Estudos mostram que, antes dos 14 anos, as crianças não têm ainda capacidade para escolher a melhor comida. É necessário proibir a venda de qualquer alimento de má qualidade em locais em que estudam crianças.
Na Finlândia, introduziram uma política de oferecer frutas e vegetais de graça -na verdade, com o preço embutido no custo total das refeições. O consumo de frutas e vegetais aumentou três vezes e, na população, houve diminuição da pressão arterial, do colesterol ruim, dos infartos do miocárdio e dos derrames.
Precisamos investir em educação para a alimentação saudável e também tomar algumas medidas, como proibir máquinas de refrigerante em escolas e empresas. Estudos mostram que o cérebro não é capaz de "medir" as calorias dos refrigerantes. Ou seja, você bebe muito sem sentir.

Folha - São medidas que demorarão a ser implementadas aqui. Não se conseguiu regulamentar adequadamente nem mesmo o álcool.
James -
Vocês têm alguns dos melhores especialistas em saúde pública. São bons no programa de Aids e de drogas, no combate ao tabagismo. Agora precisam também ter um bom programa de alimentação e também de atividade física. Existe um programa maravilhoso desenvolvido aqui [o Agita São Paulo, que incentiva a realização de 30 minutos diários de exercícios físicos e é considerado modelo pela OMS]. Gostaria de ver mudanças em Brasília, por exemplo. Gostaria de ver uma dessas grandes avenidas transformada em calçada e ciclovia. Estive em São Paulo. As ruas da cidade são boas para os carros, mas não para as pessoas.

Folha - As indústrias ainda vêem com reservas a possibilidade de fazer propaganda de produtos que fazem mal à saúde com responsabilidade social, ou seja, explicando os riscos.
James -
A indústria de alimentos faz tudo para vender a comida perigosa. As crianças são bombardeadas e manipuladas. É uma nova batalha. Eu gostaria que a indústria de alimentos investisse mais seus lucros em comida saudável. Mas elas ainda gastam cem vezes mais em comida perigosa.

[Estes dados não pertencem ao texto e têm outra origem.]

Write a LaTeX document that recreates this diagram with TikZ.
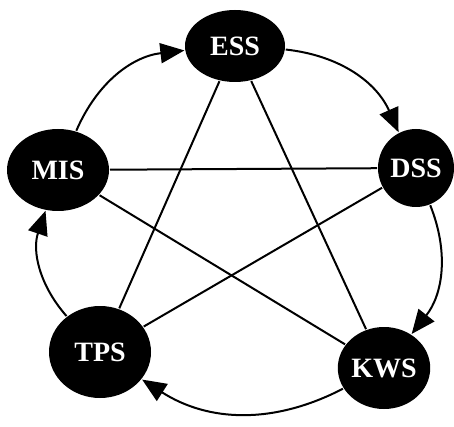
\documentclass[tikz,border=0pt]{standalone}
\usepackage{fontspec}
\setmainfont{Liberation Serif}
\usetikzlibrary{arrows.meta, shapes.geometric}

\begin{document}
\begin{tikzpicture}[
        x=1pt, y=1pt, line width=2pt, >={Triangle[length=24pt,width=20pt]},
        sys/.style={ellipse, fill=black, text=white, inner sep=0pt,
          font=\bfseries\fontsize{28}{28}\selectfont},
        ]
        \useasboundingbox (0,0) rectangle (454,-427);
        \node[sys, minimum width=100pt, minimum height=72pt] (ess) at (235,-46)  {ESS};
        \node[sys, minimum width=76pt,  minimum height=78pt] (dss) at (416,-168) {DSS};
        \node[sys, minimum width=92pt,  minimum height=82pt] (kws) at (384,-368) {KWS};
        \node[sys, minimum width=102pt, minimum height=92pt] (tps) at (100,-352) {TPS};
        \node[sys, minimum width=102pt, minimum height=82pt] (mis) at (58,-170)  {MIS};

        % star
        \path (ess) edge (tps) edge (kws);
        \path (mis) edge (dss) edge (kws);
        \path (dss) edge (tps);

        % cycle
        \path[->] (ess) edge[bend left=30] (dss)
                  (dss) edge[bend left=30] (kws)
                  (kws) edge[bend left=30] (tps)
                  (tps) edge[bend left=30] (mis)
                  (mis) edge[bend left=30] (ess);
\end{tikzpicture}
\end{document}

Folha - No país, é comum tratar a obesidade com remédios alternativos, ervas, "poções mágicas". É a mesma coisa no resto do mundo?
James -
Na América Latina, esse problema é maior. Há médicos que fazem isso com pessoas pobres, que pensam que há uma mágica. Isso precisa ser regulamentado.
Por isso é necessária uma nova política para a obesidade. O Brasil deve dar o exemplo. O país é modelo para outros países e precisa mostrar o que deve ser feito.